Peter Cushing: In His Own Words (2019) poster

Peter Cushing: In His Own Words (2019)

Rating:


UK. 2019.

Crew

Director/Screenplay – Richard Edwards, Photography – Shoudai Zou. Production Company – Rabbit & Snail Films.

With

Jenny Hanley (Narrator). With – Peter Cushing (audio only), Morris Bright, Phil Campbell, Richard Edwards, Derek Fowlds, Valerie Leon, Judy Matheson, Brian Reynolds, Madeline Smith, Paul Welsh


Peter Cushing probably needs no introduction to any regular readers here. Peter Cushing (1913-94) was one of the most key mainstays of the Anglo-Horror Cycle – he was Baron Frankenstein in Hammer’s The Curse of Frankenstein (1957) and Van Helsing in their Dracula/The Horror of Dracula (1958) and various sequels to either. He played numerous other roles for Hammer and other companies. His most famous role today is probably as Grand Moff Tarkin in Star Wars (1977).
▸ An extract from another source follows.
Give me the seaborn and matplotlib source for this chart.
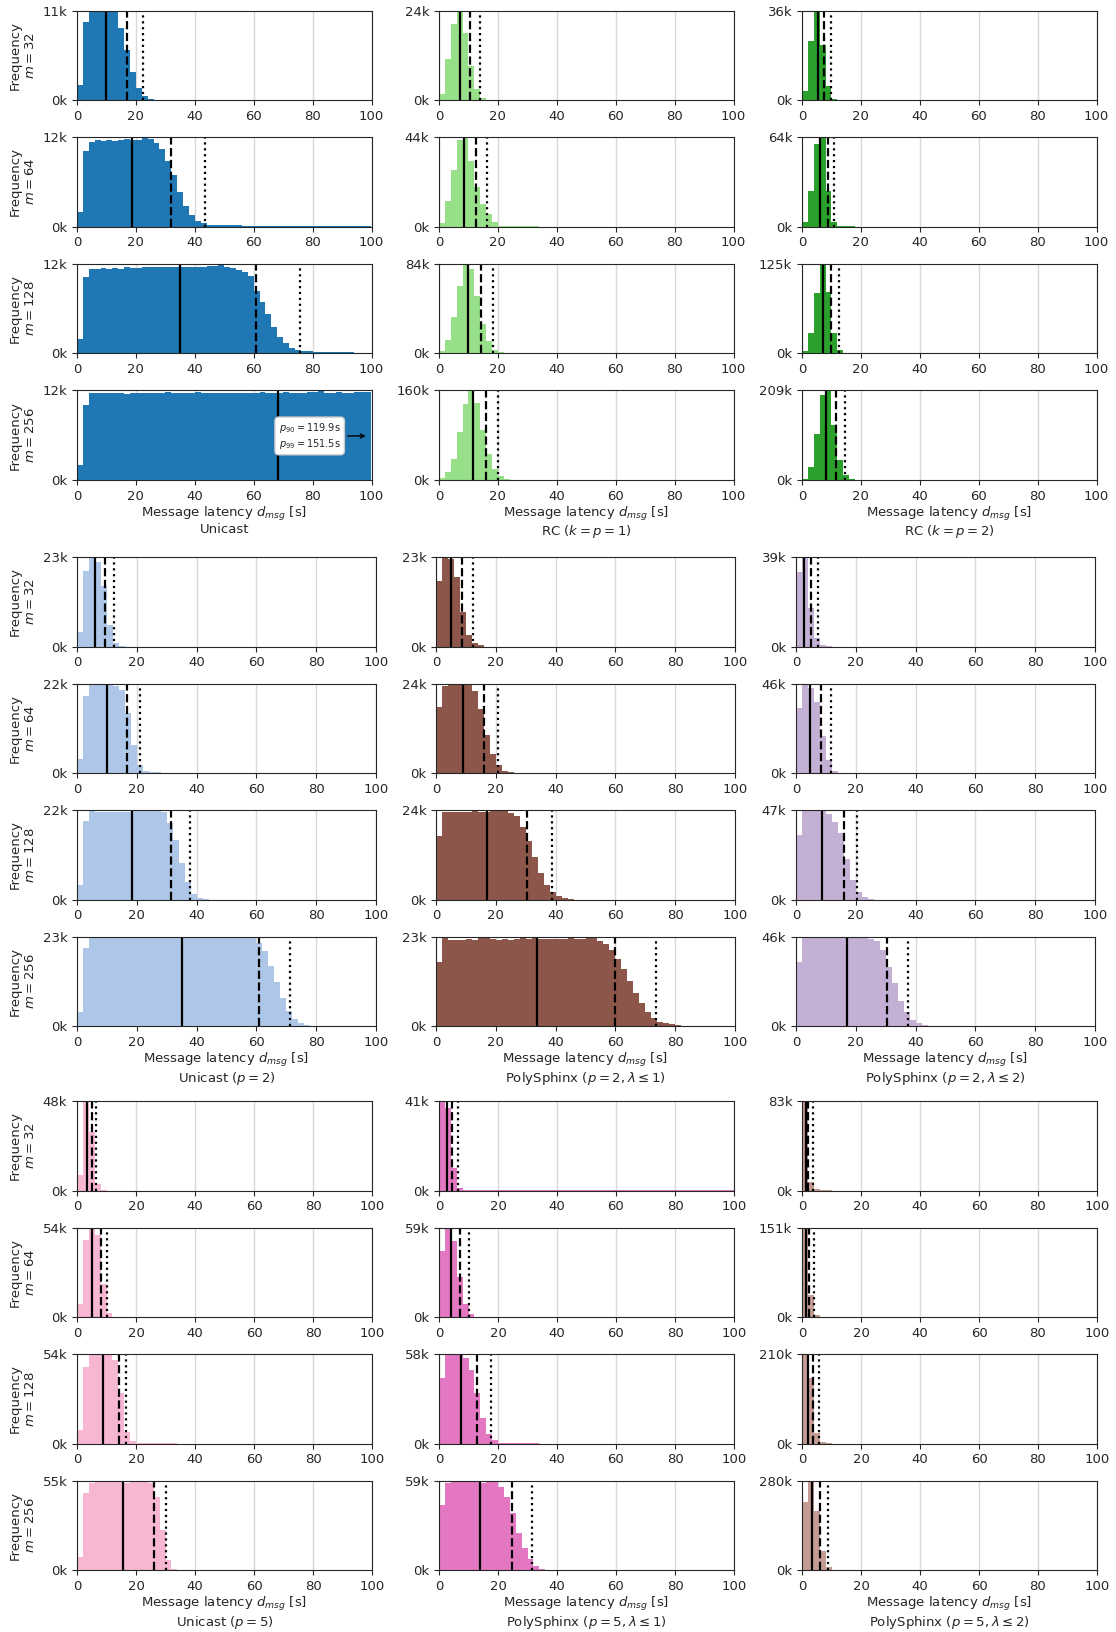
import numpy as np
import matplotlib
matplotlib.use("Agg")
import matplotlib.pyplot as plt
import seaborn as sns

# bins of 2 s from 0 to 100 s; heights below are counts in thousands (bin 0-2, 2-4, ...)
BIN_WIDTH = 2
M_VALUES = [32, 64, 128, 256]

UNICAST = [
    [1.8, 9.6, 10.8, 11.0, 10.9, 10.9, 10.8, 8.8, 6.2, 3.4, 1.5, 0.5, 0.13],
    [1.9, 10.1, 11.3, 11.6, 11.5, 11.6, 11.5, 11.6, 11.7, 11.6, 11.6, 12.0, 11.7, 11.2, 10.4, 8.8,
     6.9, 4.6, 2.8, 1.5, 0.8, 0.45, 0.25, 0.22, 0.2, 0.2, 0.18, 0.15, 0.1, 0.08, 0.08, 0.07, 0.06,
     0.06, 0.05, 0.05, 0.05, 0.04, 0.04, 0.04, 0.03, 0.03, 0.03, 0.03, 0.02, 0.02, 0.02, 0.02, 0.02, 0.02],
    [1.9, 10.1, 11.2, 11.2, 11.3, 11.2, 11.3, 11.2, 11.4, 11.3, 11.3, 11.5, 11.5, 11.4, 11.5, 11.4,
     11.4, 11.5, 11.5, 11.4, 11.4, 11.5, 11.6, 11.6, 11.9, 11.5, 11.3, 11.0, 10.8, 10.3, 8.3, 6.8,
     5.2, 3.5, 2.2, 1.3, 0.7, 0.45, 0.3, 0.25, 0.2, 0.2, 0.15, 0.15, 0.12, 0.1, 0.1, 0.08, 0.05],
    [2.0, 10.0, 11.6, 11.7, 11.6, 11.7, 11.6, 11.7, 11.5, 11.6, 11.7, 11.7, 11.6, 11.7, 11.7, 11.8,
     11.7, 11.7, 11.6, 11.7, 11.8, 11.7, 11.6, 11.6, 11.7, 11.7, 11.6, 11.6, 11.7, 11.7, 11.6, 11.8,
     11.7, 11.7, 11.6, 11.8, 11.7, 11.6, 11.7, 11.8, 11.8, 12.0, 11.7, 11.7, 11.8, 11.7, 11.7, 11.8, 11.8, 11.8],
]
RC_K1 = [
    [1.7, 11.0, 20.3, 24.0, 18.1, 9.1, 2.9, 0.6, 0.1],
    [1.9, 12.4, 27.7, 42.6, 44.0, 32.1, 19.4, 11.0, 6.0, 2.1, 0.5, 0.15, 0.1, 0.08, 0.06, 0.05,
     0.05, 0.04, 0.04, 0.03, 0.03, 0.03, 0.03, 0.02, 0.02, 0.02, 0.02, 0.02, 0.02, 0.02],
    [2.0, 12.8, 33.6, 62.9, 84.0, 78.6, 53.9, 27.6, 11.5, 3.0, 1.0, 0.2],
    [2.5, 14.4, 37.5, 85.6, 135.0, 160.0, 138.0, 89.0, 45.6, 19.4, 6.3, 1.0, 0.2],
]
RC_K2 = [
    [3.6, 23.6, 36.0, 22.2, 5.5, 0.6, 0.05],
    [3.6, 25.4, 58.9, 64.0, 25.2, 3.6, 0.5, 0.1, 0.08, 0.06, 0.05, 0.05, 0.04, 0.04, 0.03, 0.03,
     0.03, 0.03, 0.02, 0.02, 0.02, 0.02, 0.02, 0.02, 0.02],
    [2.5, 27.8, 84.5, 125.0, 86.0, 28.8, 4.0, 0.5],
    [2.5, 29.7, 107.6, 199.0, 209.0, 128.8, 46.6, 10.2, 1.0],
]
UNICAST_P2 = [
    [3.7, 19.6, 23.2, 21.8, 15.8, 5.6, 0.9, 0.1],
    [3.5, 18.9, 22.0, 21.7, 22.0, 22.0, 21.5, 20.4, 14.8, 6.8, 2.0, 0.6, 0.2, 0.15],
    [3.6, 19.5, 22.0, 21.9, 21.8, 21.8, 21.9, 21.8, 21.9, 22.0, 22.3, 22.1, 22.0, 22.0, 21.8, 19.1,
     14.9, 9.2, 4.4, 1.5, 0.4, 0.1],
    [3.6, 20.0, 22.8, 22.9, 22.9, 22.8, 22.9, 22.9, 22.8, 22.9, 22.9, 22.9, 22.9, 22.9, 22.9, 23.0,
     22.9, 22.8, 22.9, 22.8, 22.8, 22.9, 22.9, 22.9, 22.8, 22.8, 22.9, 22.8, 22.8, 22.7, 21.4, 19.3,
     15.5, 11.5, 7.3, 4.0, 1.9, 0.9, 0.4, 0.15, 0.05],
]
PS_P2_L1 = [
    [16.9, 23.2, 22.8, 18.1, 9.0, 3.0, 1.0, 0.3],
    [17.6, 23.4, 24.0, 23.5, 23.5, 23.5, 22.1, 17.3, 10.1, 5.2, 2.1, 0.6, 0.2],
    [17.3, 23.7, 23.8, 23.8, 23.8, 23.8, 23.9, 23.8, 23.8, 23.9, 24.0, 24.2, 23.5, 22.5, 19.6, 15.9,
     11.5, 7.1, 3.9, 2.2, 1.0, 0.4, 0.1],
    [16.4, 22.6, 22.3, 22.3, 22.2, 22.5, 22.3, 22.6, 23.0, 22.4, 22.3, 22.4, 22.3, 22.5, 22.6, 22.4,
     23.0, 22.5, 22.4, 22.4, 22.5, 22.5, 22.6, 22.4, 22.4, 22.9, 22.6, 22.0, 21.1, 19.7, 17.2, 14.8,
     11.7, 8.5, 5.9, 3.8, 2.2, 1.2, 0.75, 0.5, 0.4, 0.2, 0.1, 0.1, 0.08, 0.06, 0.05, 0.05, 0.04, 0.03],
]
PS_P2_L2 = [
    [32.7, 39.3, 16.9, 3.8, 0.8, 0.1],
    [33.7, 46.0, 43.8, 36.3, 19.2, 6.5, 1.3, 0.2],
    [34.0, 47.0, 46.4, 47.0, 46.4, 44.9, 40.7, 34.9, 21.5, 10.4, 3.8, 1.3, 0.3],
    [33.0, 46.0, 45.8, 45.9, 45.9, 45.8, 45.9, 45.8, 45.2, 46.0, 45.7, 45.6, 45.0, 43.7, 39.0, 30.6,
     22.1, 13.1, 7.1, 3.4, 1.5, 0.75, 0.3, 0.1],
]
UNICAST_P5 = [
    [8.2, 48.0, 31.6, 3.3, 0.4],
    [8.1, 46.8, 54.0, 49.7, 19.9, 2.4, 0.3],
    [8.3, 46.4, 54.0, 54.0, 54.0, 53.6, 50.3, 30.6, 7.2, 1.5, 0.5, 0.4, 0.3, 0.2, 0.2, 0.15, 0.15,
     0.1, 0.1, 0.1, 0.08, 0.08, 0.06, 0.06, 0.05, 0.05, 0.05, 0.04, 0.04, 0.04, 0.03, 0.03, 0.03,
     0.03, 0.02, 0.02, 0.02, 0.02, 0.02, 0.02, 0.02, 0.02, 0.02, 0.02, 0.02, 0.02, 0.02, 0.02, 0.02, 0.02],
    [7.9, 47.2, 53.9, 54.6, 54.8, 54.8, 54.8, 54.8, 53.9, 55.0, 54.8, 54.4, 53.9, 44.9, 24.7, 6.3, 0.9, 0.2],
]
PS_P5_L1 = [
    [41.0, 37.8, 10.3, 1.3, 0.3, 0.1, 0.08, 0.06, 0.05, 0.04, 0.04, 0.03, 0.03, 0.03, 0.02, 0.02,
     0.02, 0.02, 0.02, 0.02, 0.02, 0.015, 0.015, 0.015, 0.015, 0.015, 0.015, 0.015, 0.01, 0.01, 0.01,
     0.01, 0.01, 0.01, 0.01, 0.01, 0.01, 0.01, 0.01, 0.01, 0.01, 0.01, 0.01, 0.01, 0.01, 0.01, 0.01,
     0.01, 0.01, 0.01],
    [43.9, 59.0, 50.4, 26.7, 8.8, 1.9, 0.3],
    [42.7, 58.0, 58.0, 57.5, 55.6, 47.7, 32.9, 16.4, 6.3, 2.1, 0.6, 0.5, 0.4, 0.2, 0.2, 0.15, 0.15,
     0.1, 0.1, 0.1, 0.08, 0.08, 0.06, 0.06, 0.05, 0.05, 0.05, 0.04, 0.04, 0.04, 0.03, 0.03, 0.03,
     0.03, 0.02, 0.02, 0.02, 0.02, 0.02, 0.02, 0.02, 0.02, 0.02, 0.02, 0.02, 0.02, 0.02, 0.02, 0.02, 0.02],
    [42.9, 57.8, 59.2, 58.3, 58.3, 59.0, 58.3, 57.8, 59.0, 58.3, 55.4, 48.7, 38.1, 24.6, 14.5, 7.7, 2.9, 1.0, 0.5],
]
PS_P5_L2 = [
    [83.0, 8.1, 1.0, 0.2, 0.1],
    [151.0, 37.9, 3.7, 0.3],
    [210.0, 154.8, 25.5, 3.4, 0.6, 0.3, 0.2, 0.1],
    [213.7, 280.0, 185.0, 60.6, 11.4, 1.0],
]

# (median, p90, p99) in seconds for m = 32, 64, 128, 256
UNICAST_PCT = [(10.0, 16.9, 22.4), (18.6, 31.9, 43.4), (35.0, 60.8, 75.7), (68.3, 119.9, 151.5)]
RC_K1_PCT = [(7.0, 10.6, 14.0), (8.5, 12.6, 16.2), (9.8, 14.4, 18.4), (11.4, 16.1, 20.2)]
RC_K2_PCT = [(5.3, 7.6, 9.7), (6.1, 8.7, 10.7), (7.1, 9.9, 12.4), (8.2, 11.6, 14.6)]
UNICAST_P2_PCT = [(6.0, 9.5, 12.5), (10.0, 16.7, 21.2), (18.4, 31.4, 37.9), (35.0, 60.9, 71.4)]
PS_P2_L1_PCT = [(5.0, 8.6, 12.3), (8.9, 15.9, 20.8), (17.1, 30.4, 38.7), (33.7, 59.7, 73.7)]
PS_P2_L2_PCT = [(2.7, 4.9, 7.5), (4.7, 8.5, 11.8), (8.8, 15.9, 20.5), (16.9, 30.3, 37.6)]
UNICAST_P5_PCT = [(3.4, 5.2, 6.6), (5.2, 8.1, 10.1), (8.7, 14.1, 16.7), (15.6, 26.1, 30.1)]
PS_P5_L1_PCT = [(2.6, 4.4, 6.6), (4.1, 7.1, 10.3), (7.4, 13.0, 17.5), (13.9, 24.8, 31.4)]
PS_P5_L2_PCT = [(1.2, 2.0, 3.6), (1.5, 2.4, 4.1), (2.0, 3.7, 5.8), (3.4, 6.0, 8.7)]

TITLES = [
    ["Unicast", r"RC ($k = p = 1$)", r"RC ($k = p = 2$)"],
    [r"Unicast ($p = 2$)", r"PolySphinx ($p = 2, \lambda \leq 1$)", r"PolySphinx ($p = 2, \lambda \leq 2$)"],
    [r"Unicast ($p = 5$)", r"PolySphinx ($p = 5, \lambda \leq 1$)", r"PolySphinx ($p = 5, \lambda \leq 2$)"],
]
DATA = [
    [(UNICAST, UNICAST_PCT), (RC_K1, RC_K1_PCT), (RC_K2, RC_K2_PCT)],
    [(UNICAST_P2, UNICAST_P2_PCT), (PS_P2_L1, PS_P2_L1_PCT), (PS_P2_L2, PS_P2_L2_PCT)],
    [(UNICAST_P5, UNICAST_P5_PCT), (PS_P5_L1, PS_P5_L1_PCT), (PS_P5_L2, PS_P5_L2_PCT)],
]
COLORS = [
    ["#1f77b4", "#98df8a", "#2ca02c"],
    ["#aec7e8", "#8c564b", "#c5b0d5"],
    ["#f7b6d2", "#e377c2", "#c49c94"],
]

sns.set_style("ticks")
plt.rcParams.update({
    "font.family": ["DejaVu Sans"],
    "font.size": 9.5,
    "axes.labelsize": 9.5,
    "xtick.labelsize": 9.5,
    "ytick.labelsize": 9.5,
})

W, H = 1116, 1632
fig = plt.figure(figsize=(W / 100, H / 100), dpi=100)

# pixel layout of the three blocks
group_tops = [10.5, 557, 1101]
row_step = 126.6
ax_height = 89.5
col_lefts = [[77, 439, 802], [77, 436, 796], [77, 439, 802]]
col_widths = [294.5, 299, 295]

for g in range(3):
    for c in range(3):
        series, pcts = DATA[g][c]
        for r in range(4):
            top = group_tops[g] + r * row_step
            left = col_lefts[g][c]
            ax = fig.add_axes([left / W, 1 - (top + ax_height) / H,
                               col_widths[g] / W, ax_height / H])
            heights = np.array(series[r])
            centers = BIN_WIDTH * np.arange(len(heights)) + BIN_WIDTH / 2
            sns.histplot(x=centers, weights=heights, binwidth=BIN_WIDTH, binrange=(0, 100),
                         color=COLORS[g][c], alpha=1, linewidth=0, ax=ax)

            ymax = heights.max()
            ax.set_xlim(0, 100)
            ax.set_ylim(0, ymax)
            ax.set_xticks(range(0, 101, 20))
            ax.set_yticks([0, ymax])
            ax.set_yticklabels(["0k", f"{ymax:.0f}k"])
            ax.grid(axis="x", color="#d9d9d9", lw=1)
            ax.set_axisbelow(True)

            for p, ls in zip(pcts[r], ["-", "--", ":"]):
                if p < 100:
                    ax.axvline(p, color="black", lw=1.6, ls=ls)
            outside = [(q, p) for q, p in zip([90, 99], pcts[r][1:]) if p > 100]
            if outside:
                txt = "\n".join(f"$p_{{{q}}} = {p}$s" for q, p in outside)
                ax.annotate(txt, xy=(0.99, 0.49), xycoords="axes fraction",
                            xytext=(0.79, 0.49), textcoords="axes fraction",
                            ha="center", va="center", fontsize=7,
                            bbox=dict(boxstyle="round,pad=0.4", fc="white", ec="#cccccc"),
                            arrowprops=dict(arrowstyle="->", color="black", lw=1))

            ax.set_ylabel(f"Frequency\n$m = {M_VALUES[r]}$" if c == 0 else "")
            if r == 3:
                ax.set_xlabel("Message latency $d_{msg}$ [s]\n" + TITLES[g][c],
                              labelpad=1.5, linespacing=1.05)
            else:
                ax.set_xlabel("")

fig.savefig("out.png", dpi=100)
Peter Cushing: In His Own Words is a Documentary made by Richard Edwards who conducted a radio interview with Cushing in his home Whitstable, Kent in May 1986 during promotion for Biggles (1986), which would end up being Cushing’s last film. The audio interview was apparently lost but appears to have been found again. Edwards uses the audio footage as the basis of a documentary that looks at Cushing’s life, along with interviews from people who knew Cushing. Edwards has also used the audio material for a further documentary Peter Cushing: Behind the Camera (2022).

On the down side, the film has a limited number of interviewees – one actor (Derek Fowlds) who had a minor part in Frankenstein Created Woman (1967); three actresses who appeared in small parts in films with Cushing – Madeline Smith from The Vampire Lovers (1970); Judy Matheson who was in Twins of Evil (1972); and Valerie Leon who starred in Blood from the Mummy’s Tomb (1971), which Cushing left after one day’s shooting; Morris Bright, the executive director of Elstree Studios where a number of Hammer films were shot; and Phil Campbell and Brian Reynolds, a couple of Hammer production runners. The audio interview material with Cushing is fairly limited and most of the show taken up by the other interviewees. Compare this to the recent documentary Hammer Horror: The Warner Bros Years (2018), which covered a far smaller sample of Anglo-Horror films but had a far wider number of interviewees present.

Everyone interviewed speaks of what a perfect gentleman that Cushing was and how he was always kind-hearted, personable and pleasant to everybody. It is commented that he never had an unkind word to say to anybody. His great friendship with Christopher Lee through the years is spoken about. In archival footage, Lee appropriates the term from the church service to call Cushing “dearly beloved.” It is spoken of how dedicated to the role that Cushing was – he was a chain smoker and in between scenes would smoke using gloves on the grounds that his characters should not be seen to have nicotine-stained fingers.

Actor Peter Cushing profiled in Peter Cushing: In His Own Words
Peter Cushing

The film expands out beyond Cushing’s horror films. It discusses his appearances as Sherlock Holmes, including Hammer’s The Hound of the Baskervilles (1959), the tv series Sherlock Holmes (1968) and the tv movie The Masks of Death (1984). Several of the interviewees call him the best Sherlock Holmes ever, which I would have to disagree with – the best ever was Jeremy Brett in Granada’s The Adventures -, The Return – and The Casebook of Sherlock Holmes (1984-7) tv series, followed by Basil Rathbone in the Universal films. In contrast to these others, Cushing’s Holmes is just too mellow and middle-of-the-road.

There is also surprising time spent on Cushing’s two films based on tv’s Doctor Who (1963-89, 2005- ) – Dr Who and the Daleks (1965) and Daleks’ Invasion Earth 2150 A.D. (1966) – although we find that Cushing was not a fan of the tv series (while the films are poorly regarded among Doctor Who fans). There is also reasonable time spent on his role in Star Wars, which comes with the revelation that Cushing didn’t understand the script or the dialogue he was saying.

There is also some discussion of the death of Cushing’s wife Helen in 1971, which left Cushing devastated. Interviewees opine that Cushing was left so bereft that he was simply wishing to die and join her. The documentary contrasts photos of him from The Vampire Lovers made just before her death with how gaunt and emaciated he looked by the time of Frankenstein and the Monster from Hell (1974) a few years later. Madeline Smith comments how she saw that Cushing was not eating, just drinking black coffee, and that he seemed to be making a conscious effort to join his wife in death.

Peter Cushing: In His Own Words does end up being a hagiographic work. It does seem caught up in admiration and near saintliness of its subject that it never says anything critical or unkind about him. The nearest it comes is when Morris Bright touches on the issue of Cushing’s affairs where Bright’s response is rather amusingly that he never listens to rumours and that one can hardly blame someone for doing so because it gets lonely on location.